In psychotherapie staat de patiënt centraal: zijn klachten, wanhoop, worsteling. Toch hechten de meeste psychotherapeuten er ook aan zichzelf zo goed mogelijk te kennen. Wat kan ik goed, wat minder goed?Wat zijn mijn eigen valkuilen in persoonlijke relaties?Wat zijn oude gevoelige plekken? Welke technieken beheers ik goed, welke passen niet bij mij, welke moet ik nog leren?Wat voor type problematiek vind ik lastig? Hoe beter ik mijzelf ken, des te meer kan ik mijzelf en mijn psychotherapeutisch arsenaal inzetten voor de behandeling van mijn patiënten. We doen daarvoor allerlei vormen van zelfonderzoek. Waarom dan opeens zo geremd als het gaat om weten wat er over u op internet staat? U weet misschien niet wat er over u te vinden is, maar uw patiënten vast en zeker wel. Googel uw naam ongegeneerd. Ga op zoek naar uzelf op het web.

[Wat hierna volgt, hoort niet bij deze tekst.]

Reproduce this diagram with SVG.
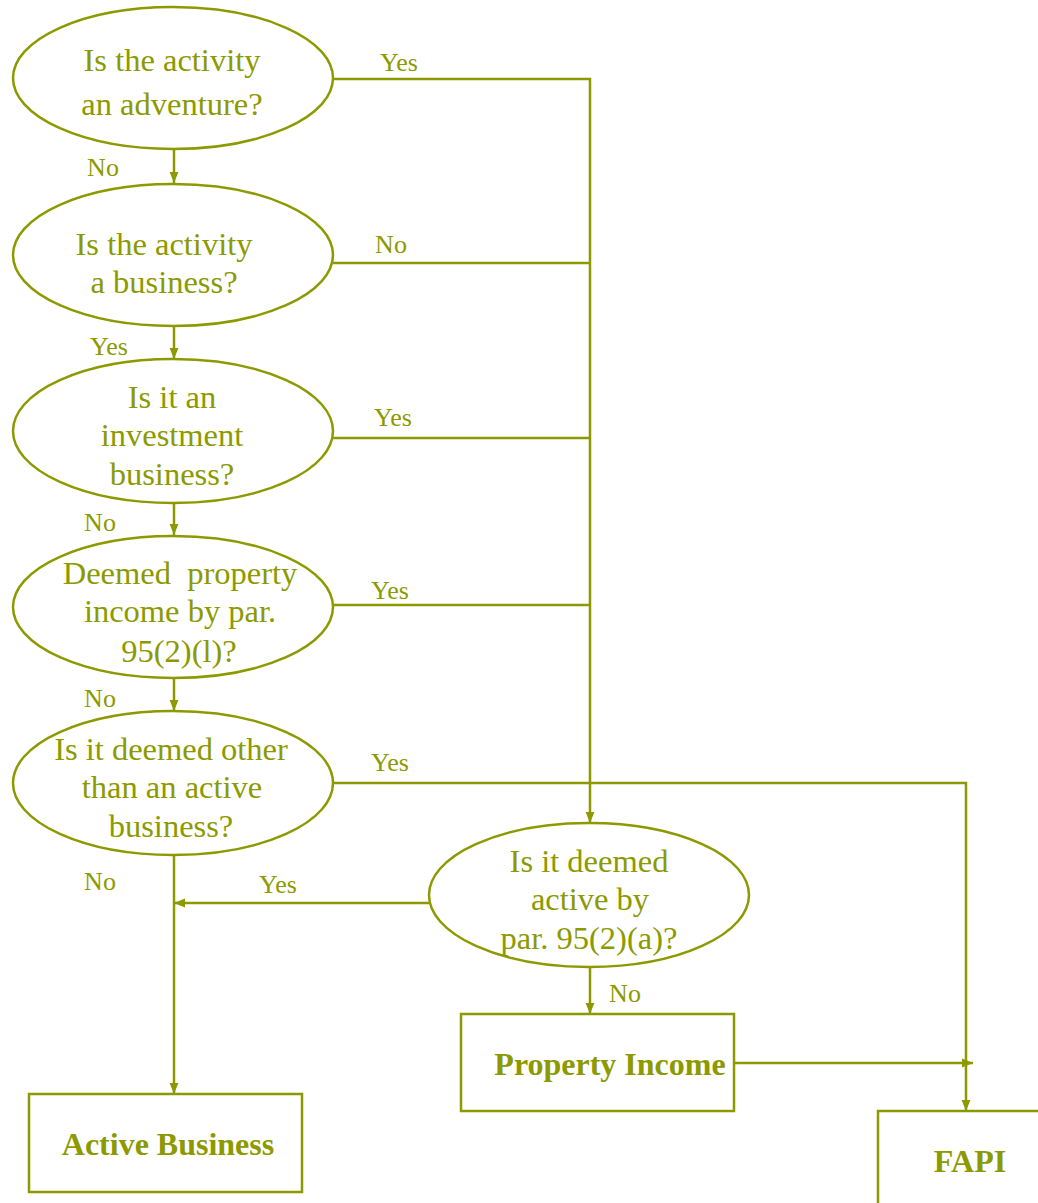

Johan, gz-psycholoog, is begin vijftig. Hij vindt het niet altijd makkelijk om bij mij ‘in de stoel van patiënt’ te zitten, zoals hij dat noemt. Deze ochtend komt hij met een glimlach binnen. Het ging al veel beter met hem, maar nu hij weer is gaan hardlopen, voelt het ‘alsof de lift met een versnelling extra omhoog gaat’. Nog voor hij zit, vertelt hij enthousiast over zijn hardloopschema, hoe goed het oppakken gaat, en wat zijn oude hardlooptijden zijn. Verbreedt zijn glimlach? Of verbeeld ik me dat? ‘Jij loopt toch ook?’, vraagt hij. ‘Tenminste, dat dacht ik een keer toevallig op internet gezien te hebben.’ Als ik met enige schroom beken dat mijn beste prestaties nog niet in de buurt komen van zijn ontspannen trainingsloopjes, knikt hij instemmend. Ja, dat had hij ook gezien.